Sampleable interface
The Sampleable interface contains methods for sampling the distribution. The first method returns a random sample from the distribution. The second method is not relevant for distributions which are defined over value types and should just call the first method, ignoring the parameter. For distributions over a reference type, the second method allows the client code to pass down an existing instance to hold the result.
public interface Sampleable<T>
{
T Sample();
T Sample(T result);
}
Sample methods should be marked with the [Stochastic] attribute, indicating that the return of the method is not completely determined by its arguments.

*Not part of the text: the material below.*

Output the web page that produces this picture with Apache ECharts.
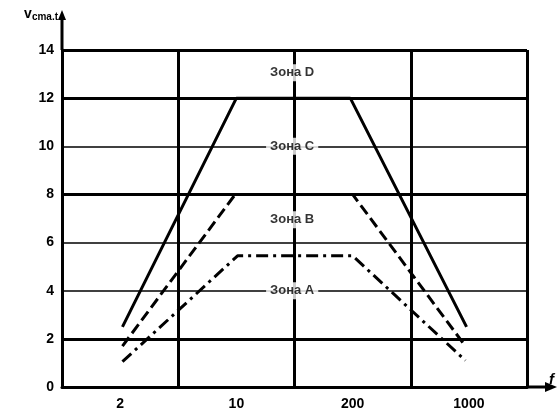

There is a fairly widespread assumption in Infer.NET that the Sampleable
interface is implemented by a distribution, so you should try to provide an implementation even if it is approximate or incomplete, and even if you don’t plan on sampling from the distribution. An example is the SparseGP distribution (Sparse Gaussian Process) - here the distribution is over functions, and it is not reasonable to provide sample functions over high dimensional input spaces. In this case, the Sampleable
interface is implemented, but the implementation throws an exception for input spaces above dimension 1.
CanGetMean etc
The interfaces CanGetMean, CanGetMeanAndVariance etc. are straightforward, and relate to which combinations of mean and variance can be got from or set in the distribution. For example, in the Gaussian case, we don’t allow individual setting of the mean (which would require an implementation of CanSetMean
, but we do allow joint setting of mean and variance (CanSetMeanAndVariance
interface).
Static methods
It is recommended that a distribution type provide several methods for constructing an instance in standard ways. Two essential statics, which should normally be implemented for all distributions, are those which create a new point-mass instance and a new uniform instance. For Gaussian, these are:
public static Gaussian PointMass(double mean);
public static Gaussian Uniform();
Other examples provided by the Gaussian distribution are:
public static Gaussian FromMeanAndVariance(double mean, double variance);
public static Gaussian FromMeanAndPrecision(double mean, double precision);
public static Gaussian FromNatural(double meanTimesPrecision, double precision);
The exact details will differ from distribution to distribution. Being static, these cannot be part of an interface and so are not required or queryable by the Infer.NET framework. However, as a courtesy to the users of your distribution, it is recommended that you cover the normal ways of parameterising your distribution type in these static construction methods.